• [TASK INSTRUCTIONS]: Of all the lines in the material, how many include the word "matplotlib"? Give only the number.

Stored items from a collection
------------------------------------
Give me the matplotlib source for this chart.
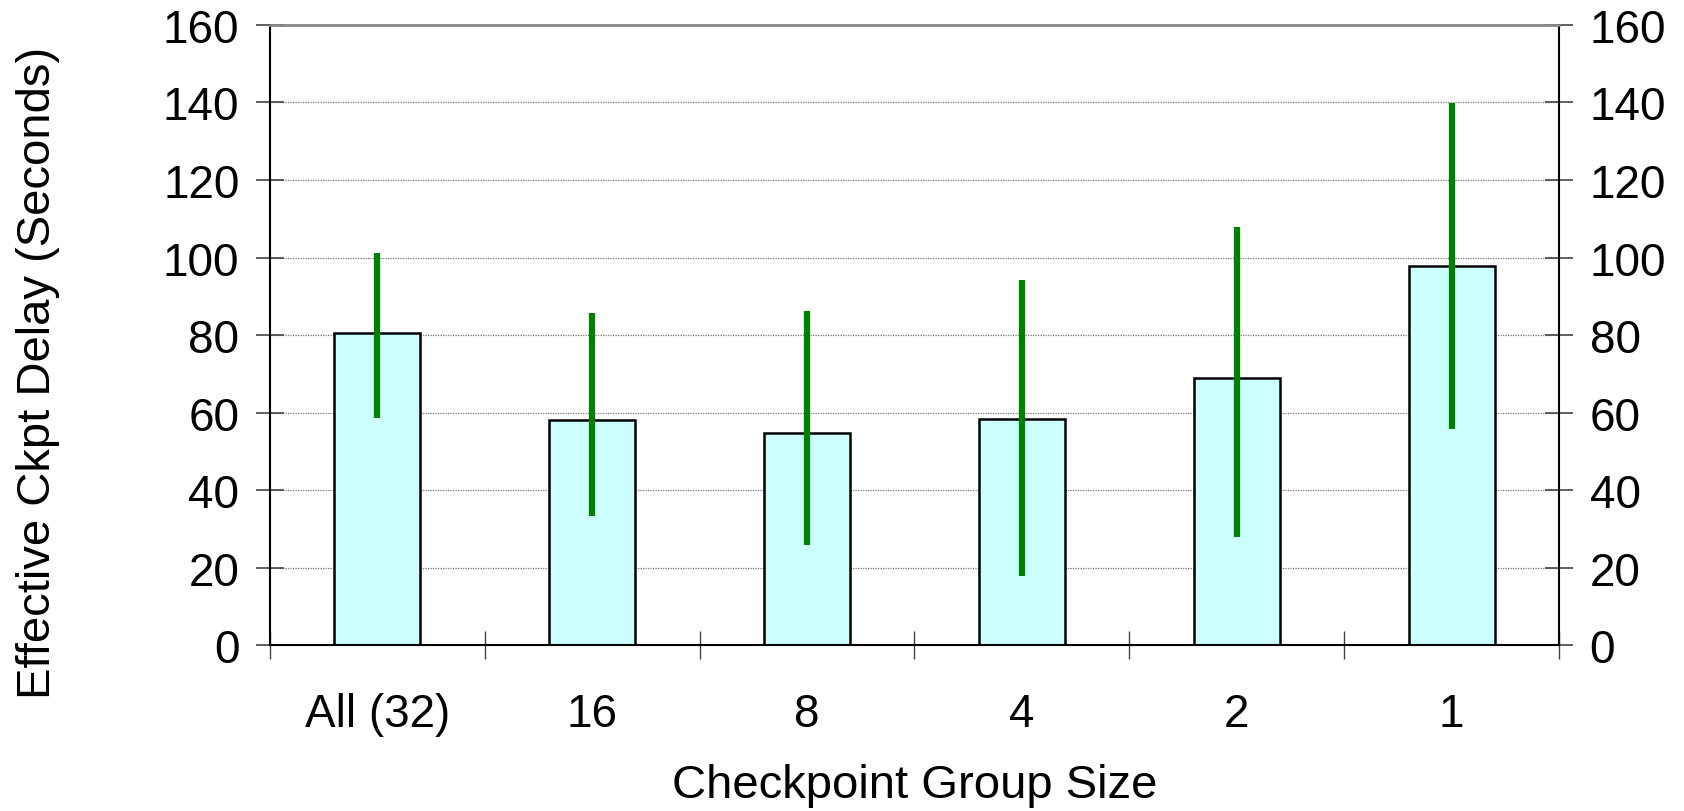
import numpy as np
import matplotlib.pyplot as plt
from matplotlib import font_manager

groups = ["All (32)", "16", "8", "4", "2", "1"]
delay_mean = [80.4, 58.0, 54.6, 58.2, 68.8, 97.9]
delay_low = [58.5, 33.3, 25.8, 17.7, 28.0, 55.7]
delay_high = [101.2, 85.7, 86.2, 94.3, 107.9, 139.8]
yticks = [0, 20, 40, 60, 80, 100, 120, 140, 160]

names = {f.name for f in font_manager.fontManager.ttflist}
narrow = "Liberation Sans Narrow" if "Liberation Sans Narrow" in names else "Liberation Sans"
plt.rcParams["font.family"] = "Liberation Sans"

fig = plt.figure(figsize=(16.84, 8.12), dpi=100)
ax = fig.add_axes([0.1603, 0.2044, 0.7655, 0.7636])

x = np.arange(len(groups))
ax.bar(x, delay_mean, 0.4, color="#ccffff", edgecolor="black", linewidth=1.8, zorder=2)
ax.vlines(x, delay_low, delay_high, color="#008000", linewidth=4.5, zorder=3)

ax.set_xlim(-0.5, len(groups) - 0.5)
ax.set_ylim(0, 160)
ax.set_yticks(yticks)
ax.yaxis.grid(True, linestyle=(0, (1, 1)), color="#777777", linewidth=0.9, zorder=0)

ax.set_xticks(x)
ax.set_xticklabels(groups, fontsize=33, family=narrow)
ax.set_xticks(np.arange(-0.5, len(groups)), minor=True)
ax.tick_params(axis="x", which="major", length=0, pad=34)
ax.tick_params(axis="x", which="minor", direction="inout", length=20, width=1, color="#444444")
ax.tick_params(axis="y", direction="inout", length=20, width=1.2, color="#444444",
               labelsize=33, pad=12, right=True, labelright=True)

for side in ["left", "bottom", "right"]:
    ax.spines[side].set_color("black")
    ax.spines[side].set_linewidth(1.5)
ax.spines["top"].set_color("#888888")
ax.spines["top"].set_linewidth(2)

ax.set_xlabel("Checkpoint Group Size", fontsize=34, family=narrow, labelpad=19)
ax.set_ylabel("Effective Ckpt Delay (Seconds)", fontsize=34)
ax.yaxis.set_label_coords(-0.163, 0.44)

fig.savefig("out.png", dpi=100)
------------------------------------
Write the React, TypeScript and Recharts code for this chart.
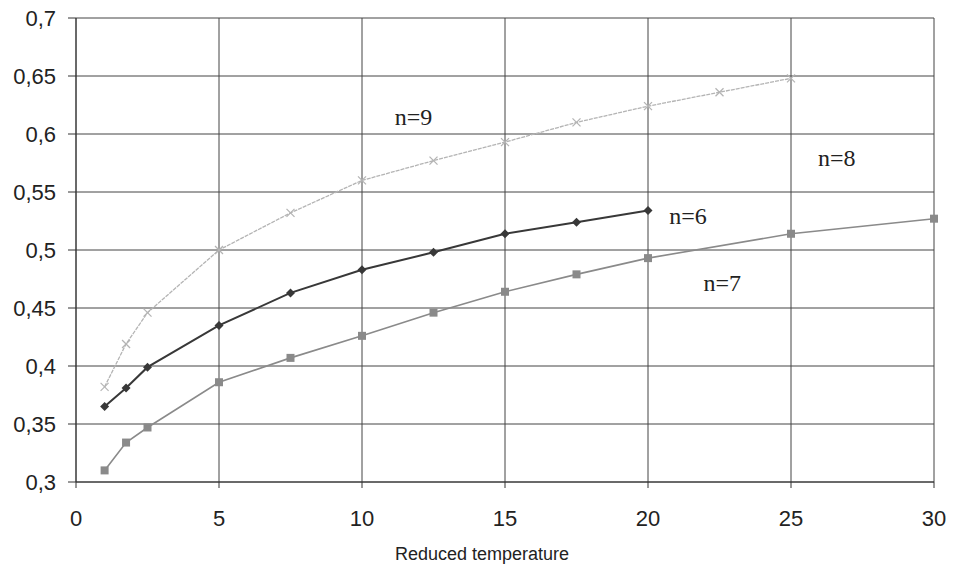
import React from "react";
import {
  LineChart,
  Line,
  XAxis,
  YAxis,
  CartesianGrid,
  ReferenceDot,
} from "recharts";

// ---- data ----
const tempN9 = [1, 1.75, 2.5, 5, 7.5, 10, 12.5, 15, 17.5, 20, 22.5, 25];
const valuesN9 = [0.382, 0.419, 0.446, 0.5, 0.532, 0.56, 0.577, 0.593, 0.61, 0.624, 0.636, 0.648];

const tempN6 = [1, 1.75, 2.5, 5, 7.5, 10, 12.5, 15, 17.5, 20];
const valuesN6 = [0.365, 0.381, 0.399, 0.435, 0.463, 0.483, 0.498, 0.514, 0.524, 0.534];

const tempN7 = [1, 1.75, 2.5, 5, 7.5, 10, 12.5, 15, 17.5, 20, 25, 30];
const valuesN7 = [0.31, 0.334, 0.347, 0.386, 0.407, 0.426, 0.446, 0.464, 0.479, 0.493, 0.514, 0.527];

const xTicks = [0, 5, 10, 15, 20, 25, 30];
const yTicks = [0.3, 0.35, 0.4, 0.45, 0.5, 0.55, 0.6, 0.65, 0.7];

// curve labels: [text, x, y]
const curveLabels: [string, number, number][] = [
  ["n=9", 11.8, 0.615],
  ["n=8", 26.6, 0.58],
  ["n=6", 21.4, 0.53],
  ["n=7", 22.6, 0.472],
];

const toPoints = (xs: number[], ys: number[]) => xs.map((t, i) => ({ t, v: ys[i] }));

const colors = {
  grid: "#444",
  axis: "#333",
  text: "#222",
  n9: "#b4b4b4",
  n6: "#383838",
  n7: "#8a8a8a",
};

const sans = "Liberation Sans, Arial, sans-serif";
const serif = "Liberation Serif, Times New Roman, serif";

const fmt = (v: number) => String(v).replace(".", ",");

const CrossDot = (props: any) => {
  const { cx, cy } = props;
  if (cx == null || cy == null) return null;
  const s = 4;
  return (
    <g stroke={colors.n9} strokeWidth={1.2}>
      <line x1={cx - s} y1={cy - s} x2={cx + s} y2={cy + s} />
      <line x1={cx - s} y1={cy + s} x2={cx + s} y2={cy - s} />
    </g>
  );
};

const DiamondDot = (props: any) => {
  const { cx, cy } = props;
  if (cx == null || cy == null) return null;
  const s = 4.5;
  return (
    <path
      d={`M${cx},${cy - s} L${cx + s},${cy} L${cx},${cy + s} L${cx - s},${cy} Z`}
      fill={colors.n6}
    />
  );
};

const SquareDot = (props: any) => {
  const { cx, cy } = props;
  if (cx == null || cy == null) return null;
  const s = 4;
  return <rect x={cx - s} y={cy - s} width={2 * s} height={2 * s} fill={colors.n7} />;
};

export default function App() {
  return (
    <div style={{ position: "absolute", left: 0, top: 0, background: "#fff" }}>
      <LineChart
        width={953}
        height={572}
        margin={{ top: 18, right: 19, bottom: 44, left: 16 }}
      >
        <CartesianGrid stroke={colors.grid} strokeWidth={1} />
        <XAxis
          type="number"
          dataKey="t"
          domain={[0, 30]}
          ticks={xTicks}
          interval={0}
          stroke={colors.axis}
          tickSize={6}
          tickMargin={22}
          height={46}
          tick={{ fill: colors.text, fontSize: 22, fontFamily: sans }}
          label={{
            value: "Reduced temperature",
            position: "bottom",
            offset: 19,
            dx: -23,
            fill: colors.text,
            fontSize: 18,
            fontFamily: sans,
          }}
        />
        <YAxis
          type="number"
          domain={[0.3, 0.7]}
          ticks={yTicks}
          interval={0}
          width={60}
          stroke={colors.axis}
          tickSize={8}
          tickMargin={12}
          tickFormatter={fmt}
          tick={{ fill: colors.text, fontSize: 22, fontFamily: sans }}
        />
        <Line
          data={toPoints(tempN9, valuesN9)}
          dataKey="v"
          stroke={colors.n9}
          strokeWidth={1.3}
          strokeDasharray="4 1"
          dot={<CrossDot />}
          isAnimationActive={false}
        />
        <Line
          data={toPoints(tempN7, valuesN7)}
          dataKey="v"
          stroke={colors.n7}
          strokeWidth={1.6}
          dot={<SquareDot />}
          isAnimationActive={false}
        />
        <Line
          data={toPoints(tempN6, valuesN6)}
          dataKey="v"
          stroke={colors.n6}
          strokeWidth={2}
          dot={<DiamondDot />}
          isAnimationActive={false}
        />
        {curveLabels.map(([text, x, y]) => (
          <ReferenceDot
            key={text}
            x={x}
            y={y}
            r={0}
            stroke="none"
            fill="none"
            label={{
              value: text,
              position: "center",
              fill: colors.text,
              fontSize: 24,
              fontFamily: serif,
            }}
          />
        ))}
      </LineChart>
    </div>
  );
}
------------------------------------
• [WRITTEN SOLUTION]: 3